→ TO BE DONE
Each line from the one containing "Emit a component" through the one containing "Chart.register(...registerables);" must be echoed exactly, endpoints included, and every other line omitted.

→ PROVIDED RECORDS
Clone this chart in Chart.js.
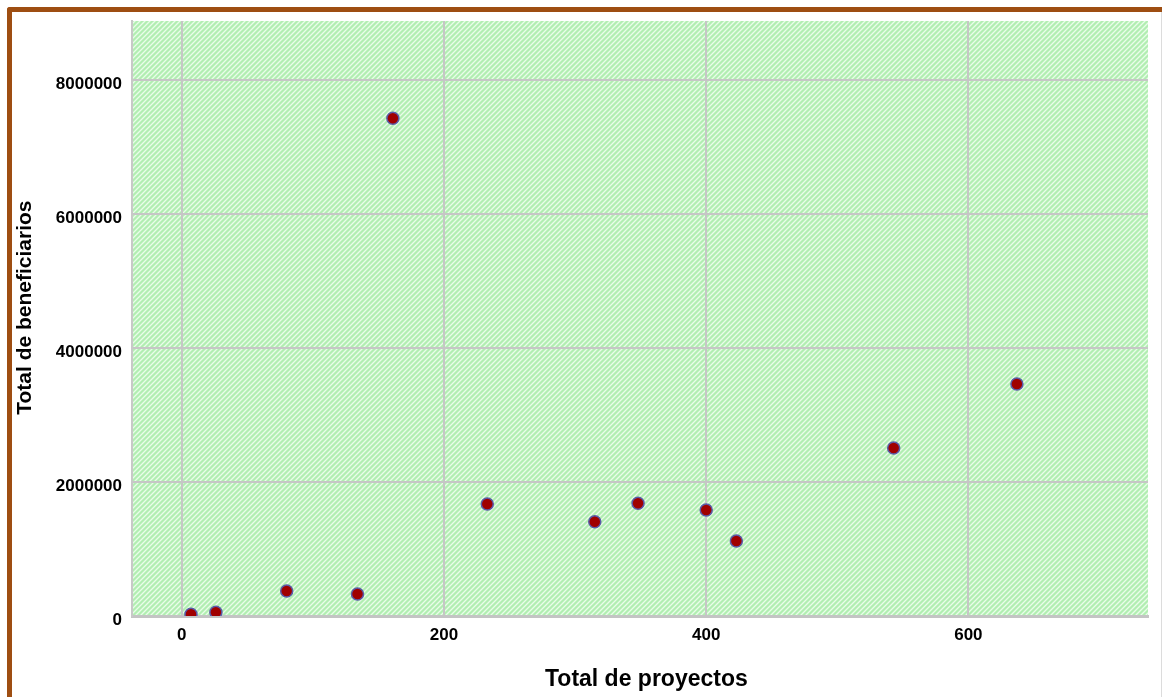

--

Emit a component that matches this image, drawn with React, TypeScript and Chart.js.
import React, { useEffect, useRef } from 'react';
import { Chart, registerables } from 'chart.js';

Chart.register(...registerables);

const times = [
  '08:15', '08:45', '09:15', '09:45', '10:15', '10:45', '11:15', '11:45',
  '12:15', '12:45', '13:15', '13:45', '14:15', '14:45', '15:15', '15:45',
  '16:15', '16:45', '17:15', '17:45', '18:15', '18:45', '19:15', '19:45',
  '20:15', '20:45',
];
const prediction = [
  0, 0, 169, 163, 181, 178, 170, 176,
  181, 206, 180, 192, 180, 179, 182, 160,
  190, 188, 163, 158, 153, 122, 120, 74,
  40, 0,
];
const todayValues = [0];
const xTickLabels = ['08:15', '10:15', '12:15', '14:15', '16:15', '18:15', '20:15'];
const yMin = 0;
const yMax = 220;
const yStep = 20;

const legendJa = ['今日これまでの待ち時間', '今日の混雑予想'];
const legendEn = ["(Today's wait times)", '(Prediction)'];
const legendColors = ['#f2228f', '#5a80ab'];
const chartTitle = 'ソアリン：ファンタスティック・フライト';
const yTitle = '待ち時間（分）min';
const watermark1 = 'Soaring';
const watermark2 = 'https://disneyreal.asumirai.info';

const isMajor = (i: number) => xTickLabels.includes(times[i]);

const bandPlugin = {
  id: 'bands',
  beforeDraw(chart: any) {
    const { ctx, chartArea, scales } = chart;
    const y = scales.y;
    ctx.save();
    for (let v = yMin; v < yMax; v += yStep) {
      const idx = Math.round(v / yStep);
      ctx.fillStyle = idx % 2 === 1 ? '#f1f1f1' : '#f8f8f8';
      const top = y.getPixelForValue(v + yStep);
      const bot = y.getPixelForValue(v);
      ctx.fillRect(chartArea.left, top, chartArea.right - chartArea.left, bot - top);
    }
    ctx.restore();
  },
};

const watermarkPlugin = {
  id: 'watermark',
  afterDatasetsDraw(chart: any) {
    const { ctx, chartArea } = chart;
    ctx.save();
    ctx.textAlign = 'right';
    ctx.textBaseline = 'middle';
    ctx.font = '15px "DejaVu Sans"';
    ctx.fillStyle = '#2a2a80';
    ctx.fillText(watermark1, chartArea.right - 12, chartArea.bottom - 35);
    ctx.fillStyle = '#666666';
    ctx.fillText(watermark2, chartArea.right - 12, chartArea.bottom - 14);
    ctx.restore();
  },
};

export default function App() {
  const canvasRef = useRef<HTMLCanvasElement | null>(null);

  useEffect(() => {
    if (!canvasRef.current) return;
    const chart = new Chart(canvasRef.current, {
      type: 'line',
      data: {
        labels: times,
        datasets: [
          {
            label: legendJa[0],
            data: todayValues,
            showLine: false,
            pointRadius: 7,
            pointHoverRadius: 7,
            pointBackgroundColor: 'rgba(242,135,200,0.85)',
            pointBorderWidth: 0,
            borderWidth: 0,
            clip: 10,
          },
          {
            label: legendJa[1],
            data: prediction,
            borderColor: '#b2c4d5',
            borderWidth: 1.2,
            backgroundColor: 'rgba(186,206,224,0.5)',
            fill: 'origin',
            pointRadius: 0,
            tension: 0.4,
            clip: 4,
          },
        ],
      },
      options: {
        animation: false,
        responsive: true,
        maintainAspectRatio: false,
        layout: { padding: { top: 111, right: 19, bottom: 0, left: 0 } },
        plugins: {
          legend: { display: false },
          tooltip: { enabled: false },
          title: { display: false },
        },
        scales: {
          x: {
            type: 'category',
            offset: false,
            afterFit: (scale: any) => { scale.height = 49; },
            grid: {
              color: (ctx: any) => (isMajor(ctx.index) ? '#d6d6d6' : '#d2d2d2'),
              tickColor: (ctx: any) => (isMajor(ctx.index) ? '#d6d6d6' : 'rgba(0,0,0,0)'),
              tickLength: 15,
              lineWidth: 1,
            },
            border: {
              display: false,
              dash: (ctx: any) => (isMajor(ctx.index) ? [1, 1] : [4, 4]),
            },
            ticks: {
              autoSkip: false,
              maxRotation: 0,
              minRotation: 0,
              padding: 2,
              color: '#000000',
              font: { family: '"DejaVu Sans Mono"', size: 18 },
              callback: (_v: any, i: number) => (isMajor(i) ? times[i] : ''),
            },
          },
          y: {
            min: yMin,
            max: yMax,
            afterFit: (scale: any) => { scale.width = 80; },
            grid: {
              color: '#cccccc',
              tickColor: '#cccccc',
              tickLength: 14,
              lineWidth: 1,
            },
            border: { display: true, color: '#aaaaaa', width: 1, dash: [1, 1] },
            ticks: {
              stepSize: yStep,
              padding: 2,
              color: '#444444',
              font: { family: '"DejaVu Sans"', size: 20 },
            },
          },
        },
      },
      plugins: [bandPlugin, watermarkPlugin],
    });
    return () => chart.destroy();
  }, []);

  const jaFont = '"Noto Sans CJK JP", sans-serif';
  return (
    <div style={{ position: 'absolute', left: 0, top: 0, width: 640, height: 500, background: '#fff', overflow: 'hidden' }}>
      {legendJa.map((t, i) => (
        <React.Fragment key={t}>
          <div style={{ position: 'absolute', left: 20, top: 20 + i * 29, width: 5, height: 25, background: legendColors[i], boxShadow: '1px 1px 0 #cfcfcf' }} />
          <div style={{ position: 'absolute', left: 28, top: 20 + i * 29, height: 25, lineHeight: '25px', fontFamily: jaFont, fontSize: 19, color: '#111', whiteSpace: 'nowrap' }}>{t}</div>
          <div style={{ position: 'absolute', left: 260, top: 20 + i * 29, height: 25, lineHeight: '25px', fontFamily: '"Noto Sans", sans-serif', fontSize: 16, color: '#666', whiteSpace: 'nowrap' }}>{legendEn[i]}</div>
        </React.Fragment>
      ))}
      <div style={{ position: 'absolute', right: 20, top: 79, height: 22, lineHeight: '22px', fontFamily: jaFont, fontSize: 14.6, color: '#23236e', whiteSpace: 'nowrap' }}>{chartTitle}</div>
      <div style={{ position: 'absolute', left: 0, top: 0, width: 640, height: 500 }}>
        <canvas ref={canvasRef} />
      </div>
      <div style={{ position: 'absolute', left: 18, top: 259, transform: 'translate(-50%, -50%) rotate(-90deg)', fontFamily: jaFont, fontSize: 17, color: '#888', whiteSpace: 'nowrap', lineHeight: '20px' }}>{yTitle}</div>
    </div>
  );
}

→ TASK RESPONSE
Emit a component that matches this image, drawn with React, TypeScript and Chart.js.
import React, { useEffect, useRef } from 'react';
import { Chart, registerables } from 'chart.js';

Chart.register(...registerables);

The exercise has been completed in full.